- **Record list**:
★ ★ ★ ★

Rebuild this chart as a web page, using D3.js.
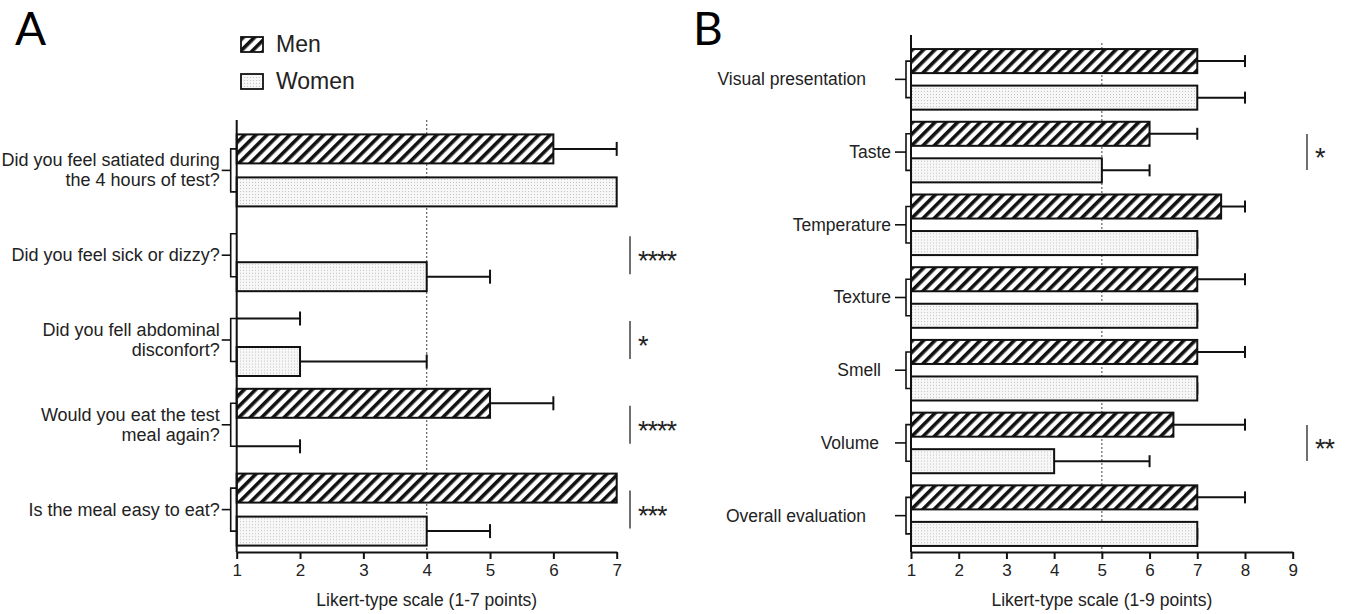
<!DOCTYPE html>
<html>
<head>
<meta charset="utf-8">
<script src="https://cdn.jsdelivr.net/npm/d3@7"></script>
<style>
body { margin: 0; background: #fff; }
svg { display: block; }
text { font-family: "Liberation Sans", Arial, sans-serif; fill: #222; }
</style>
</head>
<body>
<svg id="chart" width="1350" height="614"></svg>
<script>
// panel A data
var questionsA = ["Did you feel satiated during\nthe 4 hours of test?", "Did you feel sick or dizzy?",
    "Did you fell abdominal\ndisconfort?", "Would you eat the test\nmeal again?", "Is the meal easy to eat?"];
var menA = [6, 1, 1, 5, 7];
var menErrA = [1, null, 1, 1, null];
var womenA = [7, 4, 2, 1, 4];
var womenErrA = [null, 1, 2, 1, 1];
var sigA = ["", "****", "*", "****", "***"];
var ticksA = [1, 2, 3, 4, 5, 6, 7];

// panel B data
var itemsB = ["Visual presentation", "Taste", "Temperature", "Texture", "Smell", "Volume", "Overall evaluation"];
var menB = [7, 6, 7.5, 7, 7, 6.5, 7];
var menErrB = [1, 1, 0.5, 1, 1, 1.5, 1];
var womenB = [7, 5, 7, 7, 7, 4, 7];
var womenErrB = [1, 1, 0, 0, 0, 2, 0];
var sigB = ["", "*", "", "", "", "**", ""];
var ticksB = [1, 2, 3, 4, 5, 6, 7, 8, 9];

var series = ["Men", "Women"];
// gap between label end and bracket tick in B (the labels are not aligned in the original)
var labelGapB = [27, 2, 2, 2, 12, 14, 27];

var svg = d3.select("#chart");
var defs = svg.append("defs");

var hatch = defs.append("pattern")
    .attr("id", "hatch")
    .attr("patternUnits", "userSpaceOnUse")
    .attr("width", 8).attr("height", 8)
    .attr("patternTransform", "rotate(45)");
hatch.append("rect").attr("width", 8).attr("height", 8).attr("fill", "#fff");
hatch.append("rect").attr("x", 0).attr("width", 3.6).attr("height", 8).attr("fill", "#111");

var dots = defs.append("pattern")
    .attr("id", "dots")
    .attr("patternUnits", "userSpaceOnUse")
    .attr("width", 3).attr("height", 3);
dots.append("rect").attr("width", 3).attr("height", 3).attr("fill", "#f7f7f7");
dots.append("rect").attr("width", 1).attr("height", 1).attr("fill", "#c4c4c4");

var fills = {Men: "url(#hatch)", Women: "url(#dots)"};

function drawPanel(p) {
    var g = svg.append("g");
    var x = d3.scaleLinear().domain(p.domain).range([p.x0, p.x1]);
    var y = d3.scaleBand().domain(d3.range(p.labels.length)).range([p.top, p.bottom]);
    var sub = d3.scaleBand().domain(series).range([0, y.bandwidth()])
        .paddingInner(p.pIn).paddingOuter(p.pOut);

    var rows = p.labels.map(function(l, i) {
        return {i: i, label: l, sig: p.sig[i],
            bars: [{s: "Men", v: p.men[i], e: p.menErr[i]}, {s: "Women", v: p.women[i], e: p.womenErr[i]}]};
    });

    // reference line
    g.append("line")
        .attr("x1", x(p.ref)).attr("x2", x(p.ref))
        .attr("y1", p.refTop).attr("y2", p.bottom)
        .attr("stroke", "#555").attr("stroke-width", 1.1)
        .attr("stroke-dasharray", "2,2");

    var row = g.selectAll("g.row").data(rows).enter().append("g")
        .attr("class", "row")
        .attr("transform", function(d) { return "translate(0," + y(d.i) + ")"; });

    // error bars
    row.selectAll("g.err").data(function(d) { return d.bars.filter(function(b) { return b.e !== null; }); })
        .enter().append("g").attr("class", "err")
        .each(function(b) {
            var cy = sub(b.s) + sub.bandwidth() / 2;
            var e = d3.select(this);
            e.append("line").attr("x1", x(b.v)).attr("x2", x(b.v + b.e))
                .attr("y1", cy).attr("y2", cy).attr("stroke", "#111").attr("stroke-width", 2);
            e.append("line").attr("x1", x(b.v + b.e)).attr("x2", x(b.v + b.e))
                .attr("y1", cy - p.cap / 2).attr("y2", cy + p.cap / 2)
                .attr("stroke", "#111").attr("stroke-width", 2);
        });

    // bars
    row.selectAll("rect.bar").data(function(d) { return d.bars.filter(function(b) { return b.v > p.domain[0]; }); })
        .enter().append("rect").attr("class", "bar")
        .attr("x", x(p.domain[0]))
        .attr("y", function(b) { return sub(b.s); })
        .attr("width", function(b) { return x(b.v) - x(p.domain[0]); })
        .attr("height", sub.bandwidth())
        .attr("fill", function(b) { return fills[b.s]; })
        .attr("stroke", "#111").attr("stroke-width", 2);

    // group brackets, labels, significance marks
    row.each(function(d) {
        var r = d3.select(this);
        var yM = sub("Men") + sub.bandwidth() / 2, yW = sub("Women") + sub.bandwidth() / 2;
        var bx = x(p.domain[0]) - p.brW;
        r.append("path")
            .attr("d", "M" + x(p.domain[0]) + "," + yM + "H" + bx + "V" + yW + "H" + x(p.domain[0]))
            .attr("fill", "none").attr("stroke", "#111").attr("stroke-width", 1.6);
        r.append("line")
            .attr("x1", bx - p.tick).attr("x2", bx)
            .attr("y1", y.bandwidth() / 2).attr("y2", y.bandwidth() / 2)
            .attr("stroke", "#111").attr("stroke-width", 1.6);
        var lines = d.label.split("\n");
        var lx = bx - p.tick - 2 - (p.gaps ? p.gaps[d.i] : 0);
        var t = r.append("text")
            .attr("x", lx)
            .attr("text-anchor", "end")
            .style("font-size", p.labelSize + "px");
        lines.forEach(function(l, k) {
            var by = lines.length === 1 ? y.bandwidth() / 2 + 6 : y.bandwidth() / 2 - 4 + k * 20;
            t.append("tspan").attr("x", lx).attr("y", by).text(l);
        });
        if (d.sig) {
            var cy = y.bandwidth() / 2;
            r.append("line").attr("x1", p.sigX).attr("x2", p.sigX)
                .attr("y1", cy - p.sigH).attr("y2", cy + p.sigH)
                .attr("stroke", "#333").attr("stroke-width", 1.4);
            r.append("text").attr("x", p.sigX + 8).attr("y", cy + 15)
                .style("font-size", "27px").style("letter-spacing", "-1px")
                .text(d.sig);
        }
    });

    // y axis line
    g.append("line").attr("x1", x(p.domain[0])).attr("x2", x(p.domain[0]))
        .attr("y1", p.top - 8).attr("y2", p.bottom)
        .attr("stroke", "#111").attr("stroke-width", 2);

    // x axis
    var ax = g.append("g").attr("transform", "translate(0," + p.bottom + ")")
        .call(d3.axisBottom(x).tickValues(p.ticks).tickFormat(d3.format("d"))
            .tickSize(7).tickSizeOuter(0).tickPadding(5));
    ax.select(".domain").attr("stroke", "#111").attr("stroke-width", 2);
    ax.selectAll(".tick line").attr("stroke", "#111").attr("stroke-width", 2);
    ax.selectAll(".tick text").style("font-size", "17px")
        .style("font-family", "Liberation Sans, Arial, sans-serif").attr("fill", "#222");

    g.append("text").attr("x", (p.x0 + p.x1) / 2).attr("y", p.bottom + 54)
        .attr("text-anchor", "middle").style("font-size", "17.5px").text(p.title);

    g.append("text").attr("x", p.letterX).attr("y", 45)
        .style("font-family", "Lato, sans-serif").style("font-size", "46px").style("fill", "#000")
        .text(p.letter);
}

drawPanel({
    labels: questionsA, men: menA, menErr: menErrA, women: womenA, womenErr: womenErrA, sig: sigA,
    ticks: ticksA, domain: [1, 7], x0: 236.7, x1: 616.7, top: 128, bottom: 552,
    pIn: 0.326, pOut: 0.149, ref: 4, refTop: 120, cap: 14, brW: 6, tick: 9,
    labelSize: 18, sigX: 630, sigH: 19, title: "Likert-type scale (1-7 points)", letter: "A", letterX: 15
});

drawPanel({
    labels: itemsB, men: menB, menErr: menErrB, women: womenB, womenErr: womenErrB, sig: sigB,
    ticks: ticksB, domain: [1, 9], x0: 911, x1: 1292.7, top: 43, bottom: 552,
    pIn: 0.342, pOut: 0.166, ref: 5, refTop: 43, cap: 12, brW: 5, tick: 11,
    labelSize: 17.5, sigX: 1307, sigH: 18, gaps: labelGapB,
    title: "Likert-type scale (1-9 points)", letter: "B", letterX: 693
});

// legend
var legend = svg.append("g").selectAll("g").data(series).enter().append("g")
    .attr("transform", function(d, i) { return "translate(241," + (37 + i * 37) + ")"; });
legend.append("rect").attr("width", 22).attr("height", 15)
    .attr("fill", function(d) { return fills[d]; })
    .attr("stroke", "#111").attr("stroke-width", 1.8);
legend.append("text").attr("x", 35).attr("y", 15)
    .style("font-size", "23px").text(function(d) { return d; });
</script>
</body>
</html>
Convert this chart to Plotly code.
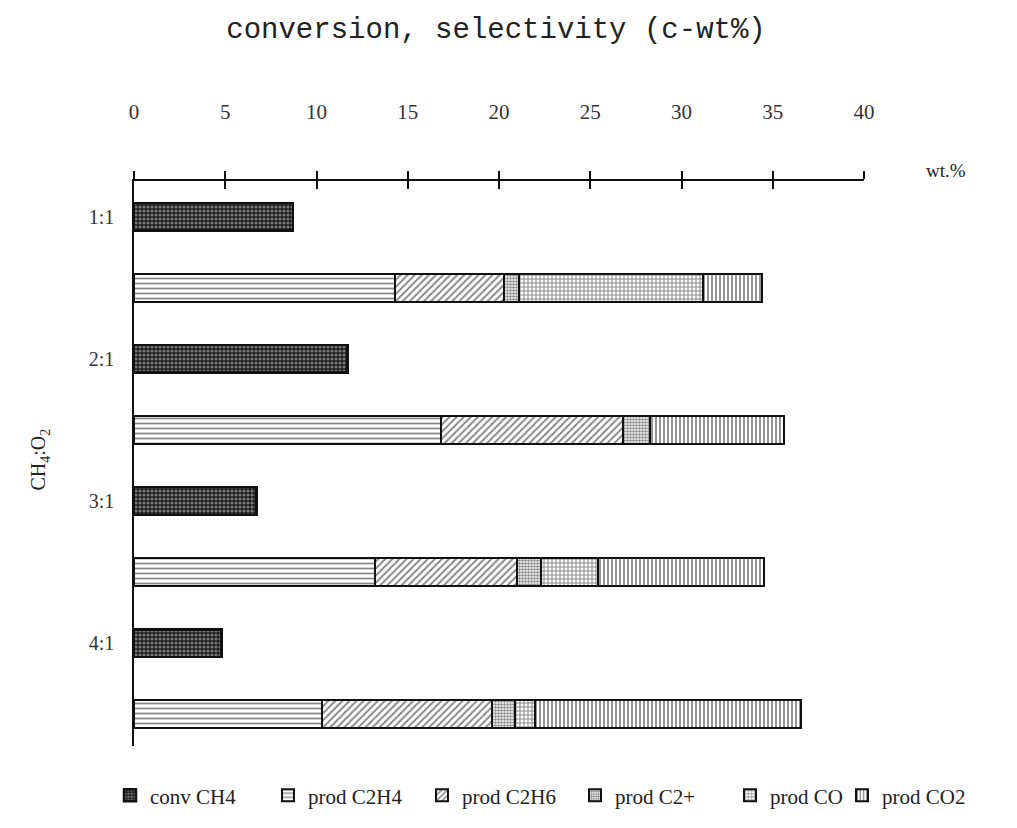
import plotly.graph_objects as go

ratios = ["1:1", "2:1", "3:1", "4:1"]
conv_ch4 = [8.7, 11.7, 6.7, 4.8]
prod_c2h4 = [14.3, 16.8, 13.2, 10.3]
prod_c2h6 = [6.0, 10.0, 7.8, 9.3]
prod_c2plus = [0.8, 1.5, 1.3, 1.3]
prod_co = [10.1, 0.0, 3.1, 1.05]
prod_co2 = [3.2, 7.3, 9.1, 14.6]

x_ticks = [0, 5, 10, 15, 20, 25, 30, 35, 40]

W, H = 1017, 828
L, R, T, B = 134, 153, 181, 78
y_top_px, y_bot_px = 181, 750
y0_px, step_px = 217, 71.57
plot_w = W - L - R
plot_h = H - T - B

conv_pos = [2 * i for i in range(len(ratios))]
prod_pos = [2 * i + 1 for i in range(len(ratios))]

# legend symbol left edges in pixels (from the reference layout)
legend_px = [110, 268, 422, 575, 730, 842]
legend_names = ["legend", "legend2", "legend3", "legend4", "legend5", "legend6"]

fig = go.Figure()

edge = dict(color="#111", width=2)

fig.add_trace(go.Bar(
    y=conv_pos, x=conv_ch4, orientation="h", name="conv CH4", width=0.39, legend=legend_names[0],
    marker=dict(color="#222", line=dict(color="#111", width=2.5),
                pattern=dict(shape=".", bgcolor="#1a1a1a", fgcolor="#d8d8d8", size=4, solidity=0.5)),
))

prod_series = [
    ("prod C2H4", prod_c2h4, "-", 5, 0.35),
    ("prod C2H6", prod_c2h6, "/", 5, 0.4),
    ("prod C2+", prod_c2plus, ".", 3, 0.55),
    ("prod CO", prod_co, "+", 4, 0.45),
    ("prod CO2", prod_co2, "|", 4, 0.45),
]
for k, (name, vals, shape, size, sol) in enumerate(prod_series):
    fig.add_trace(go.Bar(
        y=prod_pos, x=vals, orientation="h", name=name, width=0.39, legend=legend_names[k + 1],
        marker=dict(color="white", line=edge,
                    pattern=dict(shape=shape, bgcolor="white", fgcolor="#111", size=size, solidity=sol)),
    ))

ymin = (y_top_px - y0_px) / step_px
ymax = (y_bot_px - y0_px) / step_px

serif = "Liberation Serif"

legend_common = dict(orientation="h", xanchor="left", y=(y_bot_px - 800) / plot_h, yanchor="middle",
                     font=dict(family=serif, size=21, color="#222"), itemwidth=30,
                     bgcolor="rgba(0,0,0,0)")
legends = {}
for nm, px in zip(legend_names, legend_px):
    legends[nm] = dict(legend_common, x=(px - L) / plot_w)

fig.update_layout(
    width=W, height=H,
    margin=dict(l=L, r=R, t=T, b=B),
    paper_bgcolor="white", plot_bgcolor="white",
    barmode="stack",
    showlegend=True,
    title=dict(text="conversion, selectivity (c-wt%)", x=(496 - L) / plot_w, xref="paper",
               xanchor="center", y=1 - 28 / H, yanchor="middle",
               font=dict(family="Liberation Mono", size=29, color="#222")),
    font=dict(family=serif, size=19, color="#333"),
    xaxis=dict(side="top", range=[0, 40], tickvals=x_ticks, ticktext=[str(v) for v in x_ticks],
               showline=True, linecolor="#111", linewidth=1.5, ticks="outside", ticklen=8,
               tickcolor="#111", tickwidth=1.5, ticklabelstandoff=44, showgrid=False, zeroline=False,
               tickfont=dict(family=serif, size=21, color="#333")),
    xaxis2=dict(overlaying="x", side="top", range=[0, 40], tickvals=x_ticks, ticks="inside",
                ticklen=8, tickcolor="#111", tickwidth=1.5, showticklabels=False, showline=False,
                showgrid=False, zeroline=False),
    yaxis=dict(range=[ymax, ymin], tickvals=conv_pos, ticktext=ratios, showline=True,
               linecolor="#111", linewidth=1.5, ticks="", showgrid=False, zeroline=False,
               ticklabelstandoff=14, tickfont=dict(family=serif, size=20, color="#333")),
    **legends,
)

# dummy trace to activate xaxis2 ticks
fig.add_trace(go.Scatter(x=[0], y=[0], xaxis="x2", mode="markers", marker=dict(opacity=0),
                         showlegend=False, hoverinfo="skip"))

fig.add_annotation(text="wt.%", xref="paper", yref="paper",
                   x=(968 - L) / plot_w, y=1 + (181 - 158) / plot_h,
                   showarrow=False, font=dict(family=serif, size=19, color="#222"))
fig.add_annotation(text="CH<sub>4</sub>:O<sub>2</sub>", xref="paper", yref="paper",
                   x=(25 - L) / plot_w, y=1 - (462 - 181) / plot_h, textangle=-90,
                   showarrow=False, font=dict(family=serif, size=20, color="#222"))

fig.write_html("out.html")
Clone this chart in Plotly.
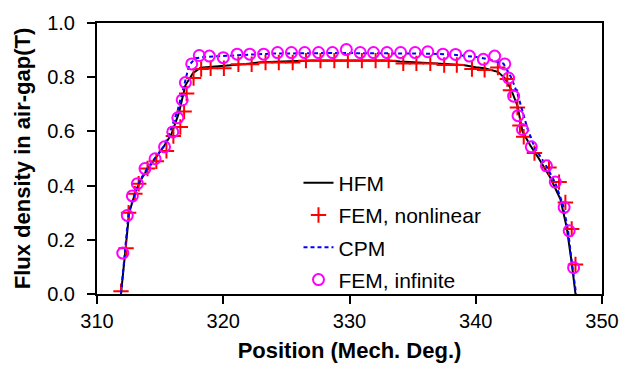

★ ★ ★ ★

- **Given instruction**: What is the number of lines in the data holding the word "chart"? Reply with that number only.

- **Output of the exercise**: 5